Journalists consider arrests retaliatory
The first journalist detained was Ulvi Hasanli, the director of the independent outlet Abzas Media. Police arrested Hasanli early on November 20 on suspicion of illegally bringing money into the country. Police later raided his apartment and searched Abzas Media’s offices.
In a statement posted on Facebook, Abzas Media said Hasanli’s arrest and the raid were part of President Ilham Aliyev’s pressure on the outlet for “a series of investigations into the corruption crimes of the president and officials appointed by him.”
In the days that followed, authorities arrested Sevinj Vagifgizi, the outlet’s editor in chief; Mahammad Kekalov, the deputy director; and Nargiz Absalamova, a journalist.
All are in pretrial detention for terms of between three and four months and stand accused of illegally bringing money into the country.
Azerbaijan’s Washington embassy did not reply to VOA’s email requesting comment.
International groups condemn arrests
One of the few remaining independent outlets in Azerbaijan, Abzas Media is known for its coverage of corruption, including allegations that touch on the ruling family.
“[Abzas Media] is for ordinary people, ordinary people in Azerbaijan, ordinary readers who should know what happens in their own country. So that’s why they were so dangerous,” said Shahin Hajiyev, executive director of the media development fund, the Najaf Najafov Foundation.
At Kanal 13, in addition to the arrest of the founder Orujov, police on December 4 arrested Rufat Muradli, a presenter, on charges of minor hooliganism and disobeying police orders. He was sentenced to 30 days in prison.
Anar Orujov, Aziz’s brother and Kanal 13’s editor in chief, has been watching this latest media crackdown from Germany, where he has lived in exile since 2014.

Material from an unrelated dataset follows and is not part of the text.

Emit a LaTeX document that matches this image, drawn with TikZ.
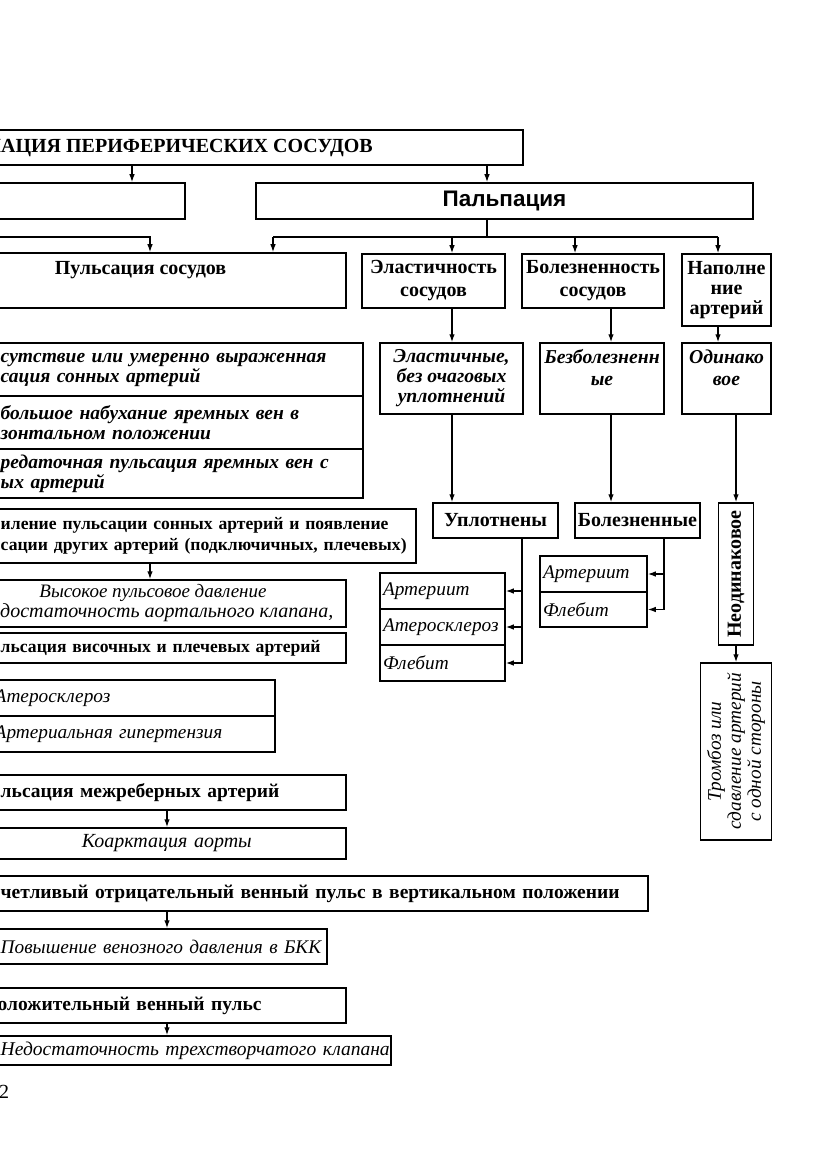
\documentclass[tikz,border=0pt]{standalone}
\usepackage{fontspec}
\setmainfont{Liberation Serif}
\newfontfamily\palpfont{Liberation Sans}
\usepackage{tikz}
\usetikzlibrary{positioning, arrows.meta}

\begin{document}
\begin{tikzpicture}[x=1pt, y=-1pt, >=Latex,
      box/.style={draw, line width=1.5pt, inner sep=0pt, align=center},
      span/.style n args={4}{minimum width=#3-#1, minimum height=#4-#2,
        at={({(#1+#3)/2},{(#2+#4)/2})}},
      cut/.style n args={3}{box, anchor=west, inner xsep=3pt, align=left,
        text width=#2, minimum height=#3-#1, at={(-3,{(#1+#3)/2})}},
      hb/.style={font=\fontsize{20}{23}\selectfont\bfseries},
      hbs/.style={font=\fontsize{19.5}{23}\selectfont\bfseries},
      hbx/.style={font=\fontsize{17.6}{21}\selectfont\bfseries},
      bi/.style={font=\fontsize{19.5}{20}\selectfont\bfseries\itshape},
      it/.style={font=\fontsize{19.3}{20}\selectfont\itshape},
      row/.style={box, it, align=left, inner xsep=3pt},
      arr/.style={->, >={Latex[length=8pt,width=5.5pt]}, line width=1.3pt},
      line/.style={line width=1.3pt}]
  \useasboundingbox (0,0) rectangle (831,1174);
  \clip (0,0) rectangle (831,1174);

  % top level
  \node[cut={130}{519pt}{165}] (title) {};
  \node[hb, anchor=east, inner sep=0pt] (titleT) at (373,148) {ПАЦИЯ ПЕРИФЕРИЧЕСКИХ СОСУДОВ};
  \node[cut={183}{181pt}{219}] (osm) {};
  \node[box, span={256}{183}{753}{219}, font=\palpfont\fontsize{22.5}{25}\selectfont\bfseries] (palp) {Пальпация};
  \draw[arr] (132,0 |- title.south) -- (132,0 |- osm.north);
  \draw[arr] (487,0 |- title.south) -- (487,0 |- palp.north);

  % second level
  \node[cut={253}{342pt}{308}] (puls) {};
  \node[hb] (pulsT) at (140.5,270) {Пульсация сосудов};
  \node[box, hb, span={362}{254}{505}{308}] (elast) {Эластичность\\сосудов};
  \node[box, hb, span={522}{254}{664}{308}] (bolez) {Болезненность\\сосудов};
  \node[box, span={682}{254}{771}{326}, font=\fontsize{20}{20}\selectfont\bfseries] (napol) {Наполне\\ние\\артерий};
  \draw[arr] (-5,237) -| (150,0 |- puls.north);
  \draw[line] (487,0 |- palp.south) -- (487,237);
  \draw[line] (273,237) -- (718,237);
  \foreach \xx/\nd in {273/puls, 452/elast, 575/bolez, 718/napol}
    \draw[arr] (\xx,237) -- (\xx,0 |- \nd.north);

  % inspection rows
  \node[cut={343}{359pt}{396}, bi] (rowA) {сутствие или умеренно выраженная\\сация сонных артерий};
  \node[cut={396}{359pt}{449}, bi] (rowB) {большое набухание яремных вен в\\зонтальном положении};
  \node[cut={449}{359pt}{498}, bi] (rowC) {редаточная пульсация яремных вен с\\ых артерий};

  % palpation results
  \node[box, span={380}{343}{523}{414}, font=\fontsize{19.7}{20}\selectfont\bfseries\itshape] (elastich) {Эластичные,\\без очаговых\\уплотнений};
  \node[box, span={540}{343}{664}{414}, font=\fontsize{19.7}{22}\selectfont\bfseries\itshape] (bezbol) {Безболезненн\\ые\\\mbox{}};
  \node[box, span={682}{343}{771}{414}, font=\fontsize{19.7}{22}\selectfont\bfseries\itshape] (odin) {Одинако\\вое\\\mbox{}};
  \draw[arr] (452,0 |- elast.south) -- (452,0 |- elastich.north);
  \draw[arr] (611,0 |- bolez.south) -- (611,0 |- bezbol.north);
  \draw[arr] (718,0 |- napol.south) -- (718,0 |- odin.north);

  \node[box, hb, span={433}{503}{558}{538}] (uplot) {Уплотнены};
  \node[box, hb, span={575}{503}{700}{538}] (bolen) {Болезненные};
  \node[box, hb, rotate=90, minimum width=142, minimum height=35] (neod) at (736,574) {Неодинаковое};
  \draw[arr] (452,0 |- elastich.south) -- (452,0 |- uplot.north);
  \draw[arr] (611,0 |- bezbol.south) -- (611,0 |- bolen.north);
  \draw[arr] (neod.east |- odin.south) -- (neod.east);

  \node[row, text width=119pt, minimum height=36] (artA) at (442.5,591) {Артериит};
  \node[row, text width=119pt, minimum height=36] (ater) at (442.5,627) {Атеросклероз};
  \node[row, text width=119pt, minimum height=36] (fleA) at (442.5,663) {Флебит};
  \foreach \nd in {artA, ater, fleA}
    \draw[arr] (522,0 |- uplot.south) |- (\nd.east);
  \node[row, text width=101pt, minimum height=36] (artB) at (593.5,574) {Артериит};
  \node[row, text width=101pt, minimum height=35] (fleB) at (593.5,609.5) {Флебит};
  \foreach \nd in {artB, fleB}
    \draw[arr] (664,0 |- bolen.south) |- (\nd.east);

  \node[box, it, rotate=90, minimum width=177, minimum height=71] (tromb) at (736,751.5)
    {Тромбоз или\\сдавление артерий\\с одной стороны};
  \draw[arr] (neod.west) -- (tromb.east);

  % left column
  \node[cut={509}{412pt}{563}, hbx] (usil)
    {иление пульсации сонных артерий и появление\\сации других артерий (подключичных, плечевых)};
  \node[cut={580}{342pt}{627}] (vys) {};
  \node[font=\fontsize{19}{20}\selectfont\itshape] (vysA) at (153,593) {Высокое пульсовое давление};
  \node[font=\fontsize{20}{20}\selectfont\itshape, anchor=west, inner sep=0pt] (vysB) at (0,613) {достаточность аортального клапана,};
  \draw[arr] (150,0 |- usil.south) -- (150,0 |- vys.north);
  \node[cut={633}{342pt}{663}, hbx] (visoch) {льсация височных и плечевых артерий};
  \node[cut={680}{271pt}{716}, it] (aterL) {\hspace*{-6pt}Атеросклероз};
  \node[cut={716}{271pt}{752}, it] (gipert) {\hspace*{-6pt}Артериальная гипертензия};

  \node[cut={775}{342pt}{810}, hbs] (mezh) {льсация межреберных артерий};
  \node[cut={828}{342pt}{859}, align=center, font=\fontsize{20}{20}\selectfont\itshape] (koarkt) {\hspace*{-10pt}Коарктация аорты};
  \draw[arr] (167,0 |- mezh.south) -- (167,0 |- koarkt.north);

  \node[cut={876}{644pt}{911}, hbs] (otch) {четливый отрицательный венный пульс в вертикальном положении};
  \node[cut={929}{323pt}{964}, it] (povysh) {Повышение венозного давления в БКК};
  \draw[arr] (167,0 |- otch.south) -- (167,0 |- povysh.north);

  \node[cut={988}{342pt}{1023}, hbs] (polozh) {\hspace*{-3pt}оложительный венный пульс};
  \node[cut={1036}{387pt}{1065}, font=\fontsize{19.5}{20}\selectfont\itshape] (nedost) {\mbox{Недостаточность трехстворчатого клапана}};
  \draw[arr] (167,0 |- polozh.south) -- (167,0 |- nedost.north);

  \node[font=\fontsize{20}{23}\selectfont, anchor=west, inner sep=0pt] (page) at (-1,1092) {2};
\end{tikzpicture}
\end{document}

International press freedom and human rights groups have widely condemned the arrests.
Hajiyev, who heads the media development fund, says large numbers of arrests, which have occurred before in Azerbaijan, are likely to discourage younger people from pursuing independent journalism.
“It has a very negative influence on younger generations of journalists who will realize that if they [do] independent journalism, they have no future in this country,” he said.

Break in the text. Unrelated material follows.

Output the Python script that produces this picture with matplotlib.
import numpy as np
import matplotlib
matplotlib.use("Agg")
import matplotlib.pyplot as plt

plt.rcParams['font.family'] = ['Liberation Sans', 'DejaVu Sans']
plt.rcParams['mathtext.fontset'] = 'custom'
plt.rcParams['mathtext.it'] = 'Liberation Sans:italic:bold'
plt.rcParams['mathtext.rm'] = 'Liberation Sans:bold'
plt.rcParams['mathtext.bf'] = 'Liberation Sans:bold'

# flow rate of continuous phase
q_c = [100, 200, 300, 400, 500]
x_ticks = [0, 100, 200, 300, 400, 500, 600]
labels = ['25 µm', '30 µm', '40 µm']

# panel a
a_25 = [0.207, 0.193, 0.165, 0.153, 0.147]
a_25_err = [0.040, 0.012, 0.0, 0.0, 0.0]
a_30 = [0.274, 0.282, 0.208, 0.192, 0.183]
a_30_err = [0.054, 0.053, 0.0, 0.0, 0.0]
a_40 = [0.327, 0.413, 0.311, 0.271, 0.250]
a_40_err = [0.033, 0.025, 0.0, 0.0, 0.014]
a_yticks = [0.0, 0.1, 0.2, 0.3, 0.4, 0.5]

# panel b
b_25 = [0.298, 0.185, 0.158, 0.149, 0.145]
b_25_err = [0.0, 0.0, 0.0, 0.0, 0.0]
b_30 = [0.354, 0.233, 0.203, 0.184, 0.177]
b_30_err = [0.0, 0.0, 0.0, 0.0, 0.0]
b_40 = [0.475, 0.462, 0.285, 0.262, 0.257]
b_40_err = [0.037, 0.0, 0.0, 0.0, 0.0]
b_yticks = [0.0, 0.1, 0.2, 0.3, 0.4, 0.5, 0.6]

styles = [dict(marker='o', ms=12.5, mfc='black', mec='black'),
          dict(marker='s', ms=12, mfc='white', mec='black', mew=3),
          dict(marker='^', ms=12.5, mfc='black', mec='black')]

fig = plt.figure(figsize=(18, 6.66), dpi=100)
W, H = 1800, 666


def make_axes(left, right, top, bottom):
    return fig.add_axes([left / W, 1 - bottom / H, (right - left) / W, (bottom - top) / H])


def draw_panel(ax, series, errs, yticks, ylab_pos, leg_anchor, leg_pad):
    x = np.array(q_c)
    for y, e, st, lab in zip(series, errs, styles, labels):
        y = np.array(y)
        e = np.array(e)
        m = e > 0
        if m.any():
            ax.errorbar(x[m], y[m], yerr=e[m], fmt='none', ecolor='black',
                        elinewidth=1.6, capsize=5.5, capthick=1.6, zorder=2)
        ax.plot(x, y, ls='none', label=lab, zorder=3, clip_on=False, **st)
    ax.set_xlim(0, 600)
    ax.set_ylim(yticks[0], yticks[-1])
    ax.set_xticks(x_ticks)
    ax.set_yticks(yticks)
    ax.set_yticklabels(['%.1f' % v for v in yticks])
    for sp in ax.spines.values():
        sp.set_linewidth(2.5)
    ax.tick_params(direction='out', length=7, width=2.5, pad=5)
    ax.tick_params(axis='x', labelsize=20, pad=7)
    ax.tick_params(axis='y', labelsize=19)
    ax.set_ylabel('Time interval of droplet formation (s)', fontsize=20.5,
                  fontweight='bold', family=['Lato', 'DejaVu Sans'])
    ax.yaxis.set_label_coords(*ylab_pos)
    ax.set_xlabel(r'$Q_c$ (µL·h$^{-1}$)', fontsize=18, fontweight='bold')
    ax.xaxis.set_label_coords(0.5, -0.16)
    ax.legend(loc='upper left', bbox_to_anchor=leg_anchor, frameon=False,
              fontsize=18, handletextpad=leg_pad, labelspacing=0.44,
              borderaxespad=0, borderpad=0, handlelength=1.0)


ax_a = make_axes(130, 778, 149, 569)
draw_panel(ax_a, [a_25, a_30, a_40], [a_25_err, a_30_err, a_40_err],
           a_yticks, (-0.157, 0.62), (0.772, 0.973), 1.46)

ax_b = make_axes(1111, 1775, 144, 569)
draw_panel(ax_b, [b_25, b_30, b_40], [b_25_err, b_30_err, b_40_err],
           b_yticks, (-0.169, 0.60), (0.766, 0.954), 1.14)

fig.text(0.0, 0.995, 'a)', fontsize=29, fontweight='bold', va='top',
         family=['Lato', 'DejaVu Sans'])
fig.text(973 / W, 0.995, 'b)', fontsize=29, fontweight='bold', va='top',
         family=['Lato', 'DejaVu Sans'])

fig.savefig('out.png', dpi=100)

Media watchdogs have said the arrests appear to be politically motivated.
But Azerbaijani Minister of Internal Affairs Vilayat Eyvazov told the Committee to Protect Journalists — often referred to as CPJ — that such claims of a politically motivated crackdown are “completely groundless.”
Eyvazov said that Hasanli, Vagifgizi and Kekalov had smuggled “a large amount of foreign currency” across Azerbaijan’s border.

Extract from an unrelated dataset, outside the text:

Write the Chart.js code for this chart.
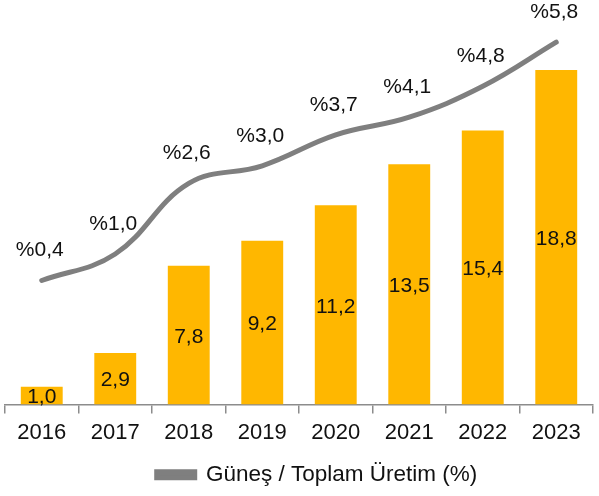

Gulnoza Said, the Europe and Central Asia program coordinator at the CPJ, sees a geopolitical goal in the arrests.
In the wake of Azerbaijan’s military victory in Nagorno-Karabakh — the disputed region that Azerbaijan took from ethnic Armenian control in September — Baku is trying to show governments that have been supportive of Armenia that it has complete control over the media, according to Said.
On November 28, Azerbaijan’s Foreign Ministry said it summoned the U.S., French and German envoys to condemn what it described as “illegal financial operations” in the three countries to support Abzas Media.
‘Complete environment of fear’
“That’s supposed to serve as a warning” to not support the outlets or Armenia, Said told VOA.
The media advocate told VOA that the arrests fostered a “complete environment of fear” among the country’s journalists.
“Right now, everybody is scared that they can be the next,” she said, “and it is very likely that this wave of detentions is not over.”